DATA LINES:
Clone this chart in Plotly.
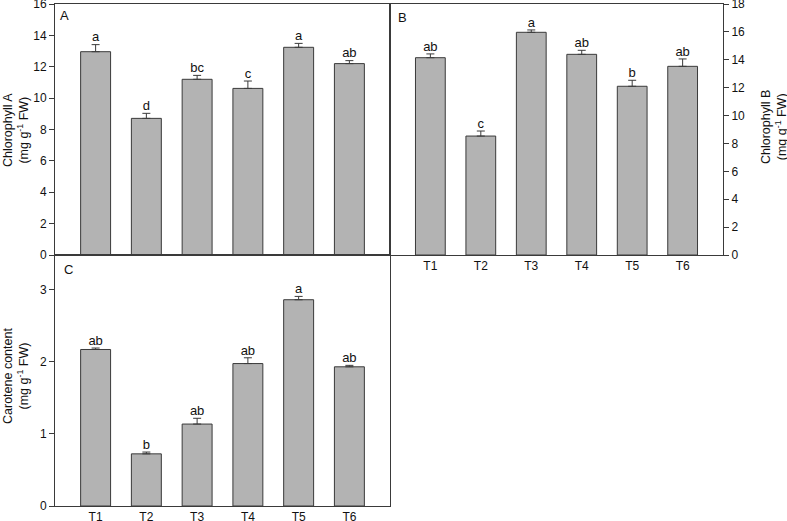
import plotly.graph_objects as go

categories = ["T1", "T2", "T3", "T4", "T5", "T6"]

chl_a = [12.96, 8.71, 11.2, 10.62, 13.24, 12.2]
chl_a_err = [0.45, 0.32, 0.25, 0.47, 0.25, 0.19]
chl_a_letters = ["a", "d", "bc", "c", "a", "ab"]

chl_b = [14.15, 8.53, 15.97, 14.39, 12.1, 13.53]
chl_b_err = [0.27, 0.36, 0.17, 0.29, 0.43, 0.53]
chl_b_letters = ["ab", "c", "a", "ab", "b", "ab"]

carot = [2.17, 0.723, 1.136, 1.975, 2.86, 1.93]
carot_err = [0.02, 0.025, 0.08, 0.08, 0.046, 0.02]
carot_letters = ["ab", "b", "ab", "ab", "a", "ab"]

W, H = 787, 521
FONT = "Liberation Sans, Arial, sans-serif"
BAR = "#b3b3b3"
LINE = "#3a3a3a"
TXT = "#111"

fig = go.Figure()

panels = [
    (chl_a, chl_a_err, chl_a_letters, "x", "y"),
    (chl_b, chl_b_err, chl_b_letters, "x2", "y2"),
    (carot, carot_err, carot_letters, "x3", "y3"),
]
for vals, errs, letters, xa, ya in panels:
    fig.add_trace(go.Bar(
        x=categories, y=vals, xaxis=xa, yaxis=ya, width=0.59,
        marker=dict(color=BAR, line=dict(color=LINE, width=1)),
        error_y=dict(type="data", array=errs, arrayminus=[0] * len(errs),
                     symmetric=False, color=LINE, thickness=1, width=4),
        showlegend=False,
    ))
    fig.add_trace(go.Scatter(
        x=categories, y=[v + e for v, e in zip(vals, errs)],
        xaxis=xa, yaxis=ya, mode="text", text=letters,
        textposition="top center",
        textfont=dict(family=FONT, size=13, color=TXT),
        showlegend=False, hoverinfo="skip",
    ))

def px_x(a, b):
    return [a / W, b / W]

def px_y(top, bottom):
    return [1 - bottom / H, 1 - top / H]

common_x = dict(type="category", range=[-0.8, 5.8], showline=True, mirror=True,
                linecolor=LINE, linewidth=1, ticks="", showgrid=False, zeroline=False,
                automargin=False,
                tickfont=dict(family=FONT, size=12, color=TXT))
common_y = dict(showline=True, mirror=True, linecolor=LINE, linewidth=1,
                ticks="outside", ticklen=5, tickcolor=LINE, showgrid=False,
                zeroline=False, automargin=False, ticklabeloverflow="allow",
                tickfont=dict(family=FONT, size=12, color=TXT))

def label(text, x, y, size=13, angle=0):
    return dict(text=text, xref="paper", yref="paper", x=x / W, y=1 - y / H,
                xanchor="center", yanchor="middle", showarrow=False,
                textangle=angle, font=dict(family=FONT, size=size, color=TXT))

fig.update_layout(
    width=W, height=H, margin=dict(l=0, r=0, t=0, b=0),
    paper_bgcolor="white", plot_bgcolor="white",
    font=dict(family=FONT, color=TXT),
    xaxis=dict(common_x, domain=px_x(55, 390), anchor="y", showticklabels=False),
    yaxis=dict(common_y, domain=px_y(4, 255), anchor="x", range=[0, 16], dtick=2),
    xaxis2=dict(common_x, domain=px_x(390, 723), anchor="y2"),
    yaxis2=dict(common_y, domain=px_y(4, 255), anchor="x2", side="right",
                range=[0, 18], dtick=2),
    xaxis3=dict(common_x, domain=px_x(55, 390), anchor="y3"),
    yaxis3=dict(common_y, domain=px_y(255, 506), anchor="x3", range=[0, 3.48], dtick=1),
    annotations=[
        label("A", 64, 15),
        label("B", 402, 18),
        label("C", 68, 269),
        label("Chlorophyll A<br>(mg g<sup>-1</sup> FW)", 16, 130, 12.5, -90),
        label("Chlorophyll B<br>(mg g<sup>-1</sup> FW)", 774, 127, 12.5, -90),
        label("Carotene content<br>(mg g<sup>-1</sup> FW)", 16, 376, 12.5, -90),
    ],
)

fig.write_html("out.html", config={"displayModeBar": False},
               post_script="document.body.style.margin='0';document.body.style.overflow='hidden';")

GOAL: All the lines above are to be given again exactly as they read, with the pictures removed.

ANSWER:
Clone this chart in Plotly.
import plotly.graph_objects as go

categories = ["T1", "T2", "T3", "T4", "T5", "T6"]

chl_a = [12.96, 8.71, 11.2, 10.62, 13.24, 12.2]
chl_a_err = [0.45, 0.32, 0.25, 0.47, 0.25, 0.19]
chl_a_letters = ["a", "d", "bc", "c", "a", "ab"]

chl_b = [14.15, 8.53, 15.97, 14.39, 12.1, 13.53]
chl_b_err = [0.27, 0.36, 0.17, 0.29, 0.43, 0.53]
chl_b_letters = ["ab", "c", "a", "ab", "b", "ab"]

carot = [2.17, 0.723, 1.136, 1.975, 2.86, 1.93]
carot_err = [0.02, 0.025, 0.08, 0.08, 0.046, 0.02]
carot_letters = ["ab", "b", "ab", "ab", "a", "ab"]

W, H = 787, 521
FONT = "Liberation Sans, Arial, sans-serif"
BAR = "#b3b3b3"
LINE = "#3a3a3a"
TXT = "#111"

fig = go.Figure()

panels = [
    (chl_a, chl_a_err, chl_a_letters, "x", "y"),
    (chl_b, chl_b_err, chl_b_letters, "x2", "y2"),
    (carot, carot_err, carot_letters, "x3", "y3"),
]
for vals, errs, letters, xa, ya in panels:
    fig.add_trace(go.Bar(
        x=categories, y=vals, xaxis=xa, yaxis=ya, width=0.59,
        marker=dict(color=BAR, line=dict(color=LINE, width=1)),
        error_y=dict(type="data", array=errs, arrayminus=[0] * len(errs),
                     symmetric=False, color=LINE, thickness=1, width=4),
        showlegend=False,
    ))
    fig.add_trace(go.Scatter(
        x=categories, y=[v + e for v, e in zip(vals, errs)],
        xaxis=xa, yaxis=ya, mode="text", text=letters,
        textposition="top center",
        textfont=dict(family=FONT, size=13, color=TXT),
        showlegend=False, hoverinfo="skip",
    ))

def px_x(a, b):
    return [a / W, b / W]

def px_y(top, bottom):
    return [1 - bottom / H, 1 - top / H]

common_x = dict(type="category", range=[-0.8, 5.8], showline=True, mirror=True,
                linecolor=LINE, linewidth=1, ticks="", showgrid=False, zeroline=False,
                automargin=False,
                tickfont=dict(family=FONT, size=12, color=TXT))
common_y = dict(showline=True, mirror=True, linecolor=LINE, linewidth=1,
                ticks="outside", ticklen=5, tickcolor=LINE, showgrid=False,
                zeroline=False, automargin=False, ticklabeloverflow="allow",
                tickfont=dict(family=FONT, size=12, color=TXT))

def label(text, x, y, size=13, angle=0):
    return dict(text=text, xref="paper", yref="paper", x=x / W, y=1 - y / H,
                xanchor="center", yanchor="middle", showarrow=False,
                textangle=angle, font=dict(family=FONT, size=size, color=TXT))

fig.update_layout(
    width=W, height=H, margin=dict(l=0, r=0, t=0, b=0),
    paper_bgcolor="white", plot_bgcolor="white",
    font=dict(family=FONT, color=TXT),
    xaxis=dict(common_x, domain=px_x(55, 390), anchor="y", showticklabels=False),
    yaxis=dict(common_y, domain=px_y(4, 255), anchor="x", range=[0, 16], dtick=2),
    xaxis2=dict(common_x, domain=px_x(390, 723), anchor="y2"),
    yaxis2=dict(common_y, domain=px_y(4, 255), anchor="x2", side="right",
                range=[0, 18], dtick=2),
    xaxis3=dict(common_x, domain=px_x(55, 390), anchor="y3"),
    yaxis3=dict(common_y, domain=px_y(255, 506), anchor="x3", range=[0, 3.48], dtick=1),
    annotations=[
        label("A", 64, 15),
        label("B", 402, 18),
        label("C", 68, 269),
        label("Chlorophyll A<br>(mg g<sup>-1</sup> FW)", 16, 130, 12.5, -90),
        label("Chlorophyll B<br>(mg g<sup>-1</sup> FW)", 774, 127, 12.5, -90),
        label("Carotene content<br>(mg g<sup>-1</sup> FW)", 16, 376, 12.5, -90),
    ],
)

fig.write_html("out.html", config={"displayModeBar": False},
               post_script="document.body.style.margin='0';document.body.style.overflow='hidden';")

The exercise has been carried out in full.